Editorial: Fora de sintonia
Brasília, 02/08/2005 - O editorial "Fora de sintonia" foi publicado na edição de hoje (02) do jornal O Globo:
"Se ainda houvesse dúvidas sobre a necessidade urgente de uma reforma universitária no Brasil, o alto índice de reprovação no último exame para a Ordem dos Advogados do Brasil de São Paulo seria o argumento que faltava para convencer os céticos. Dos mais de 20 mil bacharéis de direito que se candidataram cerca de 90% foram rejeitados.
Diante de tão alto número de profissionais desqualificados, a Justiça e a sociedade brasileiras ficam em dívida com a OAB, que criou uma barreira capaz de impedir que exerçam a advocacia e ostentem o título de advogado.

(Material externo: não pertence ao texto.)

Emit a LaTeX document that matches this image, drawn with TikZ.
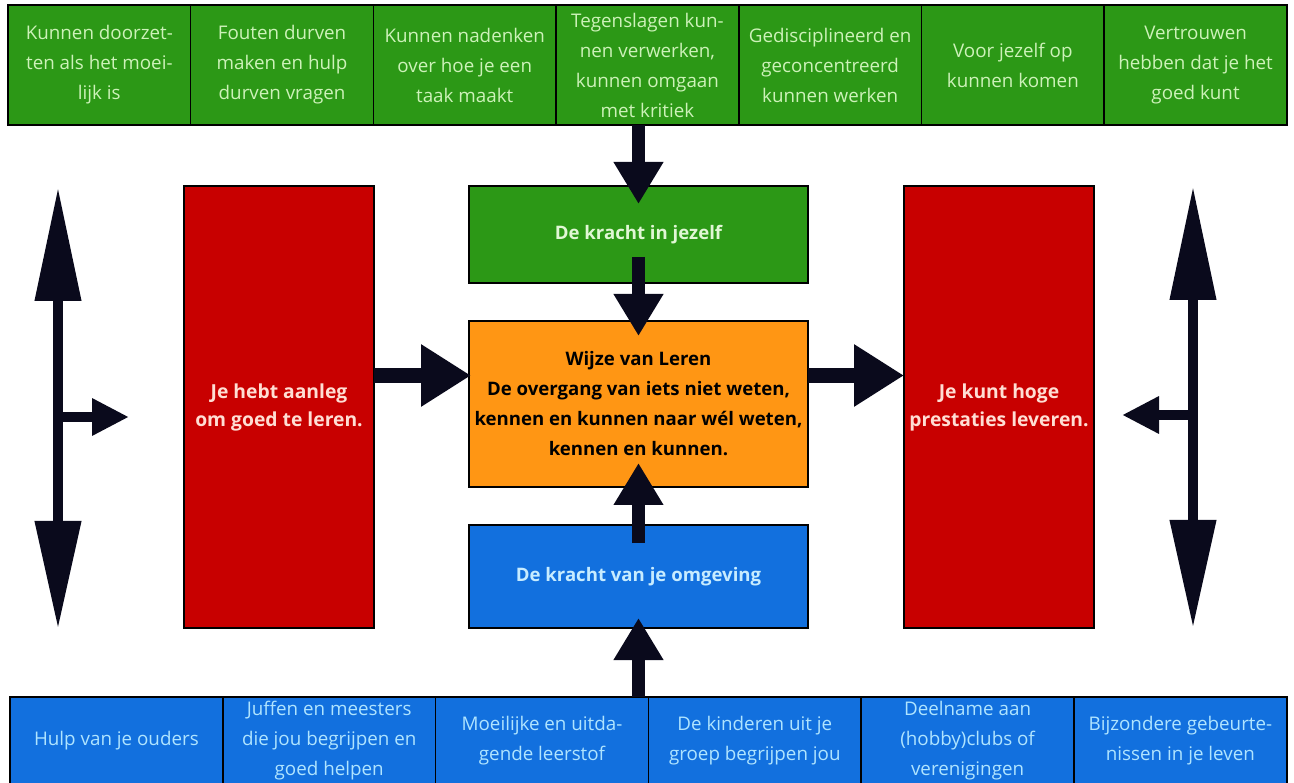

Infelizmente não existe sistema de triagem semelhante numa área vital como a medicina, e merecem apoio os esforços do Conselho Regional de Medicina de São Paulo para tirar do mercado os maus médicos.
O governo federal está se mobilizando para mudar a situação, e na sexta-feira encaminhou ao Congresso proposta de reforma universitária preparada pelo Ministério da Educação. Mas, além de equívocos na própria escala de prioridades do MEC, ainda há muito a ser aperfeiçoado no projeto, a julgar pela versão do texto que acaba de ser divulgada.
Insiste-se na idéia de instituir cotas e subcotas no ensino superior. Todas as universidades federais que venham a ser criadas depois que a lei entrar em vigor estarão obrigadas a reservar metade das vagas de graduação para alunos que tenham feito o curso médio em escolas públicas. Deverão também destinar a negros e índios um número de vagas que reflita a composição étnica do estado onde se localizem. As universidades existentes terão até 2015 para se enquadrar.
A intenção de utilizar o sistema de cotas para fazer justiça social, assegurando oportunidades de educação e acensão social a brasileiros historicamente em desvantagem, pode ser admirável, mas tem o grave inconveniente de aguçar o racismo e destruir o princípio do mérito. Como melhorar a qualidade do ensino desprezando o merecimento?
Mas o grave defeito em toda a política educacional é a baixa prioridade dada à reforma do ensino fundamental e do médio. A deficiência denunciada em exames como os da OAB não vem só dos bancos universitários: é herança dos primórdios da vida estudantil, quando se lançam os alicerces da educação".